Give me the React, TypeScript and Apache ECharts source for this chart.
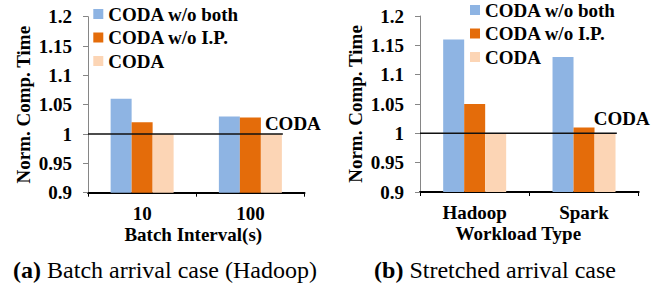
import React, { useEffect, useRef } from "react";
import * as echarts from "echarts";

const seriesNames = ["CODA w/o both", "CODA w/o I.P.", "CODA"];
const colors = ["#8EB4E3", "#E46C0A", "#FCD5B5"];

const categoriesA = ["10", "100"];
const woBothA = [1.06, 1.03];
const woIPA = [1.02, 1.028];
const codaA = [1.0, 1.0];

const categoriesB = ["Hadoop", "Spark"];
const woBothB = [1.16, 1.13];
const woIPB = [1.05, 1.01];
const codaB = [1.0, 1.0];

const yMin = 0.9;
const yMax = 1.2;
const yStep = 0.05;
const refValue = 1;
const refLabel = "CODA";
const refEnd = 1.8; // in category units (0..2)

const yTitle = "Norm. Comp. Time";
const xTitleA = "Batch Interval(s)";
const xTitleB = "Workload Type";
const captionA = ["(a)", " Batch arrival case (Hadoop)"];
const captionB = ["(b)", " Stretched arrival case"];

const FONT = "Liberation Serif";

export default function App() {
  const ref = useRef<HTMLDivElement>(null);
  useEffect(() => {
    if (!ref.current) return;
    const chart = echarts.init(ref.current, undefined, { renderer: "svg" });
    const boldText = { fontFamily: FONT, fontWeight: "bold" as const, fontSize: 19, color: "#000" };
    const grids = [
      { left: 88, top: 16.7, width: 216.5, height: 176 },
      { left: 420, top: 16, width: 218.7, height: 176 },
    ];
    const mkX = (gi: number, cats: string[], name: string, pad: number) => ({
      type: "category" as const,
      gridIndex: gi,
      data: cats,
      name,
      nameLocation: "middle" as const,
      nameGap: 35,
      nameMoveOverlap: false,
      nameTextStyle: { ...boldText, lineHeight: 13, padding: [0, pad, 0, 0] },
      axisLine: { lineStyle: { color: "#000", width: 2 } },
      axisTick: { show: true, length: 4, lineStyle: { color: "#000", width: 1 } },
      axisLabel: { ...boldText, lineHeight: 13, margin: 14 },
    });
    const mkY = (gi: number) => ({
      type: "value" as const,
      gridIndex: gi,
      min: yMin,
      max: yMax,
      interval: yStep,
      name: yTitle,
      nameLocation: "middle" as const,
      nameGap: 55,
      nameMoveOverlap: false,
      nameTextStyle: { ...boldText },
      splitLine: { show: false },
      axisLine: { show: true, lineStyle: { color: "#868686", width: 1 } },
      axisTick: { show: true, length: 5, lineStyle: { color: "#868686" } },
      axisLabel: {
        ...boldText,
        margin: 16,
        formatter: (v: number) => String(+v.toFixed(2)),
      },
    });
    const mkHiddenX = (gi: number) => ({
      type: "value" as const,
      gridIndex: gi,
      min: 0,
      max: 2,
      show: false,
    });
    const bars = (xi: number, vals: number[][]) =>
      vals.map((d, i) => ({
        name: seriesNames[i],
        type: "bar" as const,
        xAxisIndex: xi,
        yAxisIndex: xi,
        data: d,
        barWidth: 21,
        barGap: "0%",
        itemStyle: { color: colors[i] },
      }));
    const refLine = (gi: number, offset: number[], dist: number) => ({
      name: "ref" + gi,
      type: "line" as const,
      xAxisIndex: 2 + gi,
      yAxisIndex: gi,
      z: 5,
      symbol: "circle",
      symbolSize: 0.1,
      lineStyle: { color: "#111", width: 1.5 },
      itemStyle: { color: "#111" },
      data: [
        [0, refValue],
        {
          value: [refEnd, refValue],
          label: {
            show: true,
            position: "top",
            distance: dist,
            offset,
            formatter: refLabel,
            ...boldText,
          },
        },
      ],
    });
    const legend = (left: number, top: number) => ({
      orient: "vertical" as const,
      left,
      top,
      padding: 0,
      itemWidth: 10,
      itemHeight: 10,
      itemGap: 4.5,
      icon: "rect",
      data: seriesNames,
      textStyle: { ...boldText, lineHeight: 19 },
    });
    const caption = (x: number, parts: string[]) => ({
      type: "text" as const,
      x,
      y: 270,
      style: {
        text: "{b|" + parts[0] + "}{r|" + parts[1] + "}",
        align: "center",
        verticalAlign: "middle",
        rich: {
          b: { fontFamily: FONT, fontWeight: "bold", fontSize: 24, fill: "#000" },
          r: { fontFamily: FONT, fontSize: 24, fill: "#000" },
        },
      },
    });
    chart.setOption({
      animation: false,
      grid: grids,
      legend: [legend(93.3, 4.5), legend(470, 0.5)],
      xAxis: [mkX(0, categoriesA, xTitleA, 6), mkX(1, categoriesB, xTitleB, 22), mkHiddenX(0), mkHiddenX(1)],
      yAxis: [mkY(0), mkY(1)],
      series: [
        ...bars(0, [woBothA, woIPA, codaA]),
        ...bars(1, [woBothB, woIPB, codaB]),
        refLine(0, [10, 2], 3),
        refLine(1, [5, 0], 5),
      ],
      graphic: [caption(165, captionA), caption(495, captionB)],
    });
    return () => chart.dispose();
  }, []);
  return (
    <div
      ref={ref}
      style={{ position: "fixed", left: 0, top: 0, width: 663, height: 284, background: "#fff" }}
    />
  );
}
***
== Required work ==
Skip every picture and return the lines above from the top through the one that contains "const codaA = [1.0, 1.0];".

== Answer to this problem ==
Give me the React, TypeScript and Apache ECharts source for this chart.
import React, { useEffect, useRef } from "react";
import * as echarts from "echarts";

const seriesNames = ["CODA w/o both", "CODA w/o I.P.", "CODA"];
const colors = ["#8EB4E3", "#E46C0A", "#FCD5B5"];

const categoriesA = ["10", "100"];
const woBothA = [1.06, 1.03];
const woIPA = [1.02, 1.028];
const codaA = [1.0, 1.0];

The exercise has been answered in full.